• _What is needed_
Return, without pictures, the lines from the start of the data through the one that contains "(-773.5,-728.5) rectangle (794.5,785.5);".
'''
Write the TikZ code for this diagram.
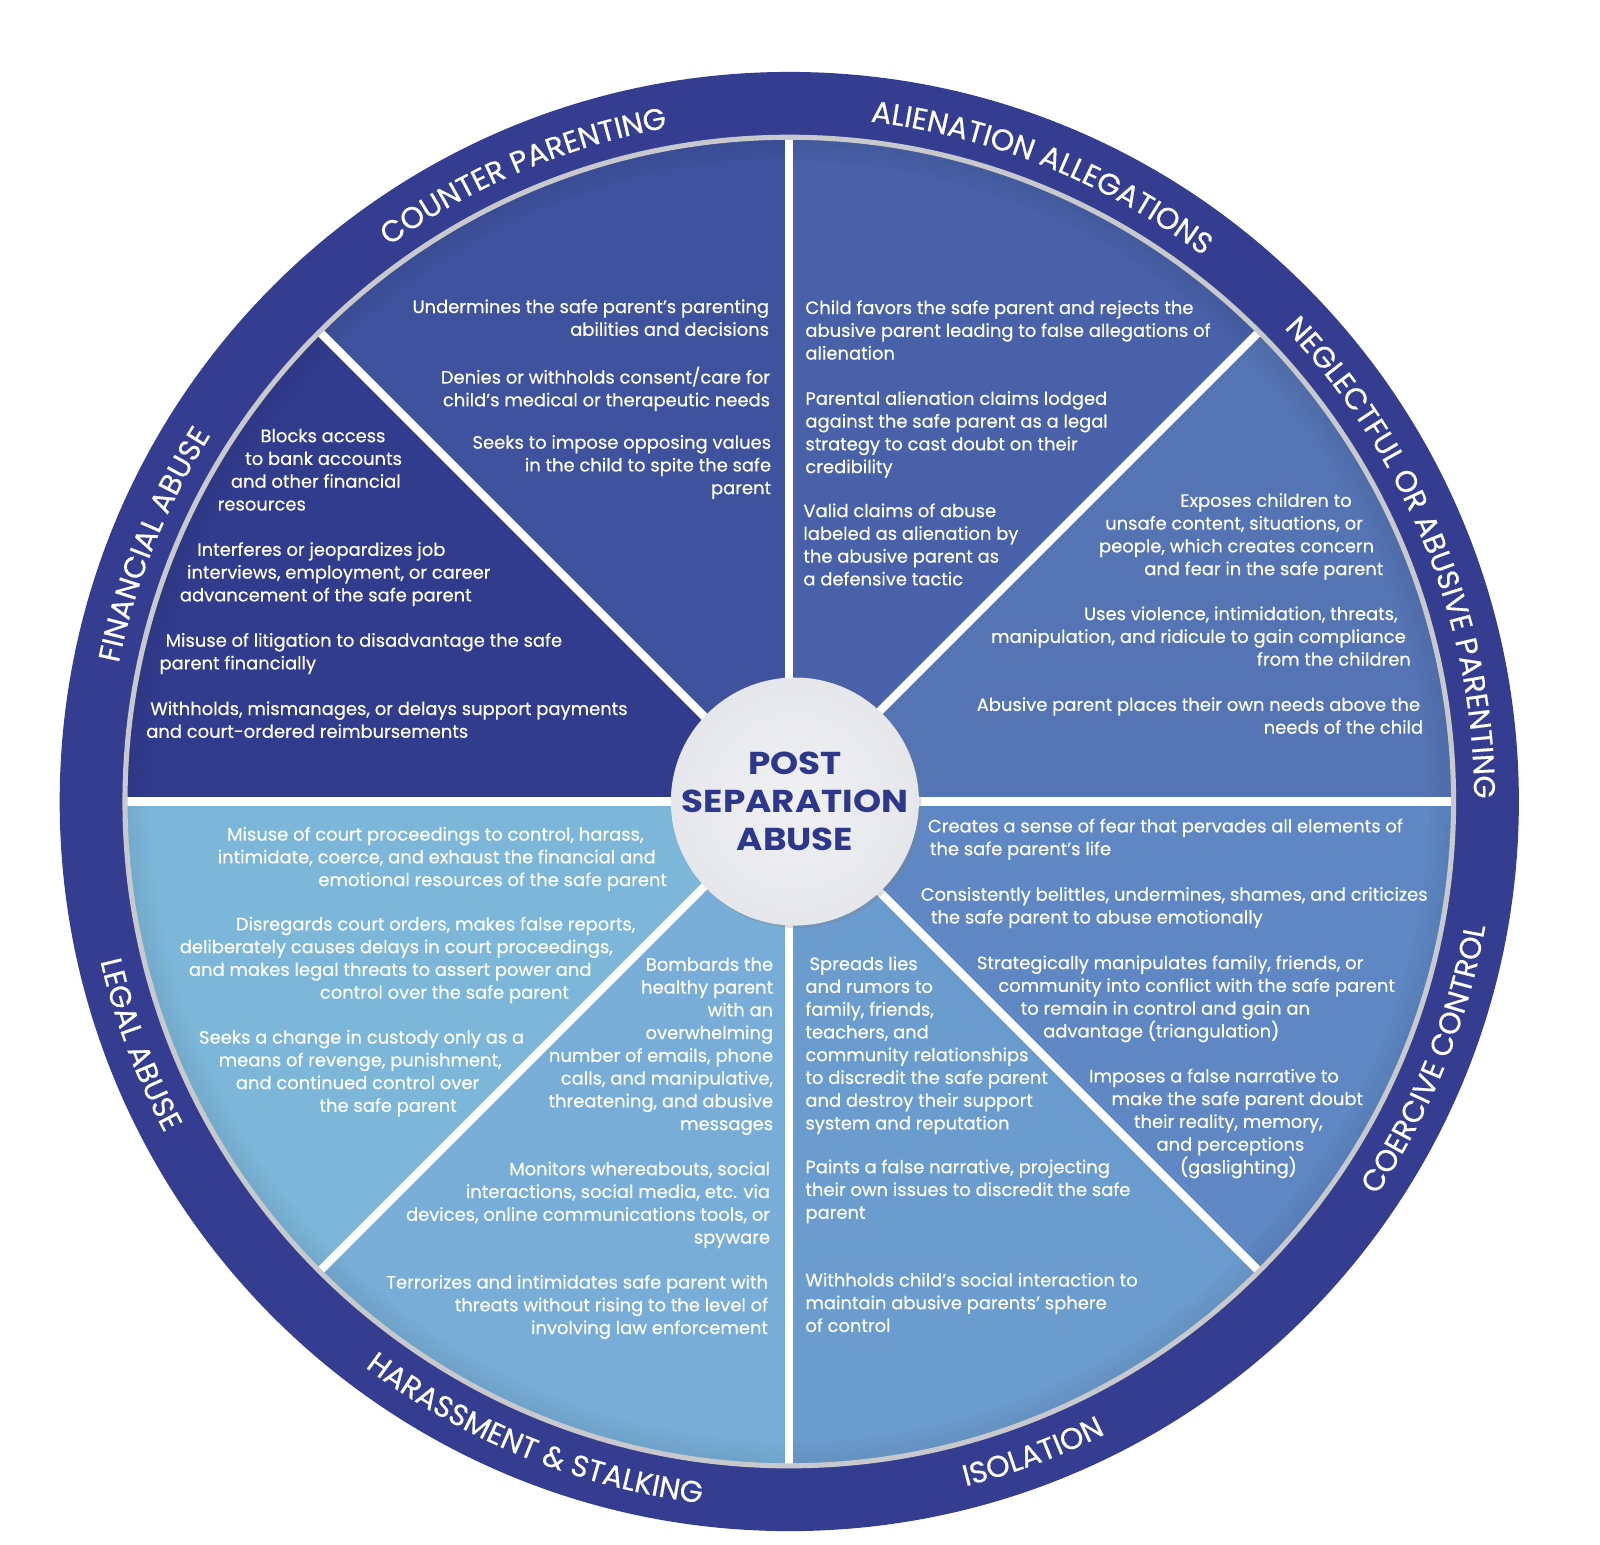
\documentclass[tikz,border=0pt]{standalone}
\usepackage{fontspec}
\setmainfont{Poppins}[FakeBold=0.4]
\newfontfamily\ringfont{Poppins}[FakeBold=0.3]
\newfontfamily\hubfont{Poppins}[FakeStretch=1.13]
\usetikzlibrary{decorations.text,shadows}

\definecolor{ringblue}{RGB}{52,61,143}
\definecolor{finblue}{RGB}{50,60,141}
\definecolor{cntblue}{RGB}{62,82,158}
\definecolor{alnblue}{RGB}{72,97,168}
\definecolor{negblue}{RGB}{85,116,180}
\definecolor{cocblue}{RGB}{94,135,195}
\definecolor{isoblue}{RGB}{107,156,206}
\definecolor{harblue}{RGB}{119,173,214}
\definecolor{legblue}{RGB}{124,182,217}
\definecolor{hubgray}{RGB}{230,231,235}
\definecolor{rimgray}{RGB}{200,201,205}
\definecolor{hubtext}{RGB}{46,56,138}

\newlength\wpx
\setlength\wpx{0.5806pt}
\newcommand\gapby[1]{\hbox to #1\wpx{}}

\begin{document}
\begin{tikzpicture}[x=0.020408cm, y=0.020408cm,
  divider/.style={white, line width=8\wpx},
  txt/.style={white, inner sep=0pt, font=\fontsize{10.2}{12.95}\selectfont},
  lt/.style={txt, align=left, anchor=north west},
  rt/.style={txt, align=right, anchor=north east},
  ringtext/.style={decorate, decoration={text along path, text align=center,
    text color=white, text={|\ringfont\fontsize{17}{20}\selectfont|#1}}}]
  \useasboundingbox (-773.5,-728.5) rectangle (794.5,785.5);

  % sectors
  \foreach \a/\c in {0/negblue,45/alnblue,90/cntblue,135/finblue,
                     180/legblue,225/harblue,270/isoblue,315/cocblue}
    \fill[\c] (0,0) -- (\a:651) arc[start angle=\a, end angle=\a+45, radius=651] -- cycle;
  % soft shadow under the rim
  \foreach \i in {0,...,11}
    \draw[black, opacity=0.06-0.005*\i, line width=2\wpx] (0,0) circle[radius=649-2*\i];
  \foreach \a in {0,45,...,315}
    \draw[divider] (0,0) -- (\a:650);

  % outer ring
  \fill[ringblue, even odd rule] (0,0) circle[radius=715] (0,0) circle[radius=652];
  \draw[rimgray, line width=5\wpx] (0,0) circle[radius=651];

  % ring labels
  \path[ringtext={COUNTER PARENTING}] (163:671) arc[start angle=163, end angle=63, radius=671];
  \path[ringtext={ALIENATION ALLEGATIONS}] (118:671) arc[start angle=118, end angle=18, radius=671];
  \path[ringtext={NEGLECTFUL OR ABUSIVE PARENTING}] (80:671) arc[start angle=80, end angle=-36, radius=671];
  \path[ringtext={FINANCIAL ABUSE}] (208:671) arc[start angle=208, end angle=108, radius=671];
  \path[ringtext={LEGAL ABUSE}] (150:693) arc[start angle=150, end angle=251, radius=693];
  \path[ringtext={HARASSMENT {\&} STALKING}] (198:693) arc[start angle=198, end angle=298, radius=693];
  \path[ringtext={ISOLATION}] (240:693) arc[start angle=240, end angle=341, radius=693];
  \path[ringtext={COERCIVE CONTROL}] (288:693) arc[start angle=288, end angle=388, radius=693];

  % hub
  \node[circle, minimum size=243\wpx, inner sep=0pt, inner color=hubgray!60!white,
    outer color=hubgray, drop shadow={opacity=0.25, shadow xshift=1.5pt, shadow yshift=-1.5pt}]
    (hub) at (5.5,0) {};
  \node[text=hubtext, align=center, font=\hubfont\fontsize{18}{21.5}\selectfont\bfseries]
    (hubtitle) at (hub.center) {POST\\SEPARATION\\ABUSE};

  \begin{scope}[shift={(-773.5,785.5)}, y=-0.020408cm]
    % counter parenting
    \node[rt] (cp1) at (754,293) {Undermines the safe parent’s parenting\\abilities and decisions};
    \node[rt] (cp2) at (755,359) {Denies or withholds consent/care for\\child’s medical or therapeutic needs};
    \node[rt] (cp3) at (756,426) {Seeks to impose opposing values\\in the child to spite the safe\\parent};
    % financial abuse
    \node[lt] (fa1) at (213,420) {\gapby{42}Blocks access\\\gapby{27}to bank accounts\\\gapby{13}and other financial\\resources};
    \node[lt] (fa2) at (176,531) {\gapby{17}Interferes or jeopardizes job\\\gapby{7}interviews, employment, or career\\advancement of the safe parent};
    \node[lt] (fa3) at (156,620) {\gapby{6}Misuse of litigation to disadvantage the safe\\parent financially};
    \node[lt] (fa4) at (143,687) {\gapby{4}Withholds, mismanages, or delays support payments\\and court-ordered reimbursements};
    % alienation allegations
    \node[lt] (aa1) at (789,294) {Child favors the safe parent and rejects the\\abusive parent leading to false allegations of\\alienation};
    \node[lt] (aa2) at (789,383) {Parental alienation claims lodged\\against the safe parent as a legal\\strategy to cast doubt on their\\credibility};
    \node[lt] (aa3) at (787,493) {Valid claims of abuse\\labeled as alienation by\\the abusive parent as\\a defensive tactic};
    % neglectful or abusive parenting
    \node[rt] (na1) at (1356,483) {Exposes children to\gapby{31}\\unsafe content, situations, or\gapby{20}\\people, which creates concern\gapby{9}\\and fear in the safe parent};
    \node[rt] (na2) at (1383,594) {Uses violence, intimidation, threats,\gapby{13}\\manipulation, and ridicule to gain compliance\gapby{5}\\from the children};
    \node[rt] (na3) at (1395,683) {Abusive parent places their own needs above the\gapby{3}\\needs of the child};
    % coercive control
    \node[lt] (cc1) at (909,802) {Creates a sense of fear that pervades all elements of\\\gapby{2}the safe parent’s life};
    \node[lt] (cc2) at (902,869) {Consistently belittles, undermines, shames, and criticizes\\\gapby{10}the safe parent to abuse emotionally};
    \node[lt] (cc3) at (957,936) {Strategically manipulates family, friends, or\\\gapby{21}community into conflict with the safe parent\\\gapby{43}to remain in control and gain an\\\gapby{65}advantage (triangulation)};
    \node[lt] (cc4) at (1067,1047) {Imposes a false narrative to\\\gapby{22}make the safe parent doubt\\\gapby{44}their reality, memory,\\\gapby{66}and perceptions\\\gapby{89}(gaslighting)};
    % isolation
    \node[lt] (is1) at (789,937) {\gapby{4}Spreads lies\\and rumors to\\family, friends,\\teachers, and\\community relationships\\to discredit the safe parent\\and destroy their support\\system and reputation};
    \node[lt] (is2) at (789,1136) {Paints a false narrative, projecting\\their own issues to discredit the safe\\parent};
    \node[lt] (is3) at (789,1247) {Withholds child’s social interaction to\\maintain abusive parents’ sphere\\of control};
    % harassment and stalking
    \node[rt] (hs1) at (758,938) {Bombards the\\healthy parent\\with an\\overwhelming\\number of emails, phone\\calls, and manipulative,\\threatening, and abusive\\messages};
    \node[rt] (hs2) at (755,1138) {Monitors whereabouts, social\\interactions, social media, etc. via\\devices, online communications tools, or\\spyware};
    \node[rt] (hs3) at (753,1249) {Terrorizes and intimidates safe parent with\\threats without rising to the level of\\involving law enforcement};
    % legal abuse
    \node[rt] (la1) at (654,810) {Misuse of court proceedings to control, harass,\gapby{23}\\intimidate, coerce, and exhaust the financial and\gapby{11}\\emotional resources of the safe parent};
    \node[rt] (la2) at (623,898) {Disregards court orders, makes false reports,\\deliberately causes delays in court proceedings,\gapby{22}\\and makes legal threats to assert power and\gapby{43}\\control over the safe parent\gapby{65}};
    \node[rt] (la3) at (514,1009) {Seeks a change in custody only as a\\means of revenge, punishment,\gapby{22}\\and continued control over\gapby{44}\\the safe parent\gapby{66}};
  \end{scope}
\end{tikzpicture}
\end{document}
'''
• _Exercise response_
Write the TikZ code for this diagram.
\documentclass[tikz,border=0pt]{standalone}
\usepackage{fontspec}
\setmainfont{Poppins}[FakeBold=0.4]
\newfontfamily\ringfont{Poppins}[FakeBold=0.3]
\newfontfamily\hubfont{Poppins}[FakeStretch=1.13]
\usetikzlibrary{decorations.text,shadows}

\definecolor{ringblue}{RGB}{52,61,143}
\definecolor{finblue}{RGB}{50,60,141}
\definecolor{cntblue}{RGB}{62,82,158}
\definecolor{alnblue}{RGB}{72,97,168}
\definecolor{negblue}{RGB}{85,116,180}
\definecolor{cocblue}{RGB}{94,135,195}
\definecolor{isoblue}{RGB}{107,156,206}
\definecolor{harblue}{RGB}{119,173,214}
\definecolor{legblue}{RGB}{124,182,217}
\definecolor{hubgray}{RGB}{230,231,235}
\definecolor{rimgray}{RGB}{200,201,205}
\definecolor{hubtext}{RGB}{46,56,138}

\newlength\wpx
\setlength\wpx{0.5806pt}
\newcommand\gapby[1]{\hbox to #1\wpx{}}

\begin{document}
\begin{tikzpicture}[x=0.020408cm, y=0.020408cm,
  divider/.style={white, line width=8\wpx},
  txt/.style={white, inner sep=0pt, font=\fontsize{10.2}{12.95}\selectfont},
  lt/.style={txt, align=left, anchor=north west},
  rt/.style={txt, align=right, anchor=north east},
  ringtext/.style={decorate, decoration={text along path, text align=center,
    text color=white, text={|\ringfont\fontsize{17}{20}\selectfont|#1}}}]
  \useasboundingbox (-773.5,-728.5) rectangle (794.5,785.5);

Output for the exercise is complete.